Aaron Krowne said...

You make a good case. I didn't know quite this level of detail of the inner workings and potential for abuse in the exchanges.

Clearly, the overriding problem is the network effect: I can't just run out and start my own pure-tech exchange, because the very fact that no one uses it immediately defeats its purpose as a market (which should always be as wide as possible). So you are right, there is a kind of natural monopoly here.

Though maybe technology allows for a solution even with for-profit status. If one started an exchange which was linked into as many extant exchanges as possible, and in which the exchange itself would act as agent and market-maker to all participants, then both the price-discovery and liquidity concerns for bootstrapping a new exchange could be avoided.

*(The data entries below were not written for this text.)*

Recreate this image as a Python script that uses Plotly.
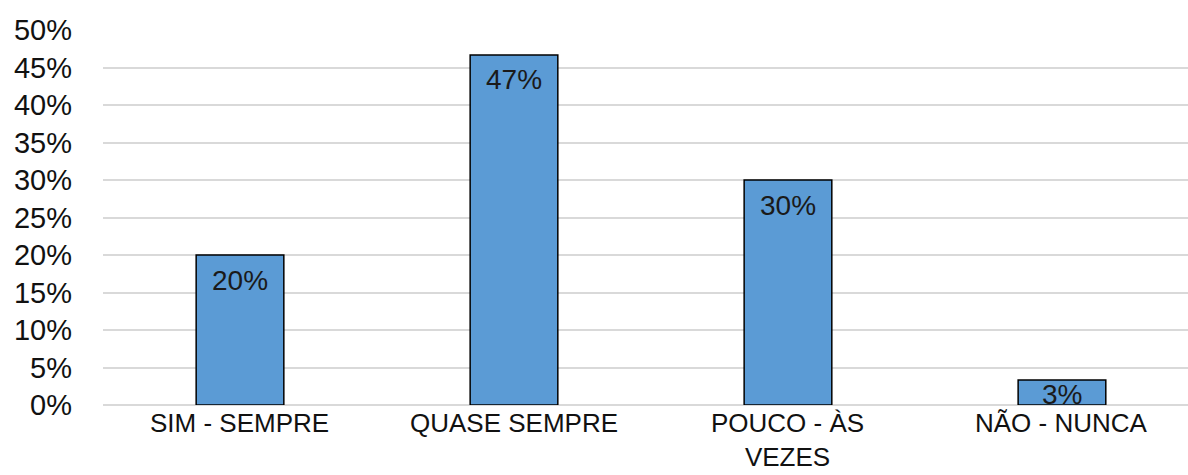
import plotly.graph_objects as go

categories = ["SIM - SEMPRE", "QUASE SEMPRE", "POUCO - ÀS VEZES", "NÃO - NUNCA"]
category_lines = [["SIM - SEMPRE"], ["QUASE SEMPRE"], ["POUCO - ÀS", "VEZES"], ["NÃO - NUNCA"]]
shares = [20.0, 46.67, 30.0, 3.33]  # percent of respondents
y_ticks = [0, 5, 10, 15, 20, 25, 30, 35, 40, 45, 50]
y_tick_labels = [f"{t}%" for t in y_ticks]

BAR_COLOR = "#5B9BD5"
FONT = "Liberation Sans, Arial, sans-serif"
TEXT_COLOR = "#111111"

fig = go.Figure(
    go.Bar(
        x=categories,
        y=shares,
        marker=dict(color=BAR_COLOR, line=dict(color="#000000", width=1.5)),
        hoverinfo="skip",
    )
)

# value labels just inside the top of each bar
px_per_unit = 375 / 50
for cat, v in zip(categories, shares):
    shift = min(25, 0.5 * v * px_per_unit + 2)
    fig.add_annotation(
        x=cat, y=v, yref="y", xref="x",
        text=f"{v:.0f}%", showarrow=False,
        yshift=-shift, yanchor="middle",
        font=dict(family=FONT, size=28, color="#1a1a1a"),
    )

# category labels under the axis (wrapped where needed)
for cat, lines in zip(categories, category_lines):
    fig.add_annotation(
        x=cat, xref="x", y=0, yref="paper",
        text="<br>".join(lines), showarrow=False,
        yanchor="top", yshift=-2, borderpad=0,
        font=dict(family=FONT, size=26, color=TEXT_COLOR),
    )

fig.update_layout(
    width=1188, height=475,
    margin=dict(l=103, r=0, t=30, b=70),
    paper_bgcolor="white", plot_bgcolor="white",
    showlegend=False,
    bargap=0.68,
    font=dict(family=FONT, color=TEXT_COLOR),
)
fig.update_xaxes(
    range=[-0.5, 3.46],
    automargin=False,
    showticklabels=False,
    showgrid=False, showline=False, zeroline=False, ticks="",
)
fig.update_yaxes(
    range=[0, 50],
    automargin=False,
    tickvals=y_ticks, ticktext=y_tick_labels,
    showgrid=True, gridcolor="#d9d9d9", gridwidth=1.5,
    zeroline=True, zerolinecolor="#d9d9d9", zerolinewidth=1.5,
    showline=False, ticks="",
    tickfont=dict(family=FONT, size=29, color=TEXT_COLOR),
    ticklabelstandoff=30,
)

fig.write_html("out.html")
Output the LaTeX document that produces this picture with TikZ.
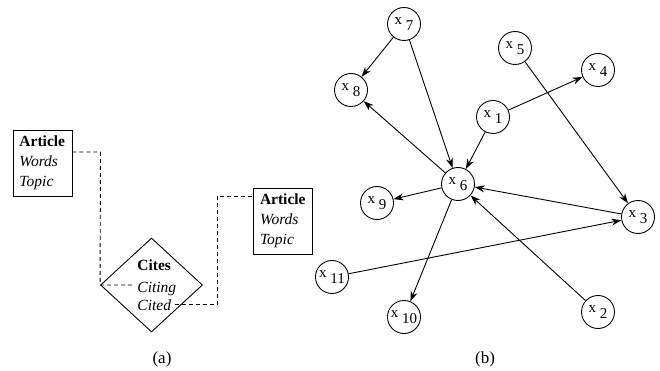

In fact, I believe bullionvault is an example of a system that works basically like this... though for a single commodity (gold).

The only remaining problem would be trustworthiness of the exchange, which is indeed profit-seeking.

While there are technical approaches to that problem (such as making the exchange's code open source), they are not fool-proof. Competition itself would then provide the best check on the interests of market participants being fairly served.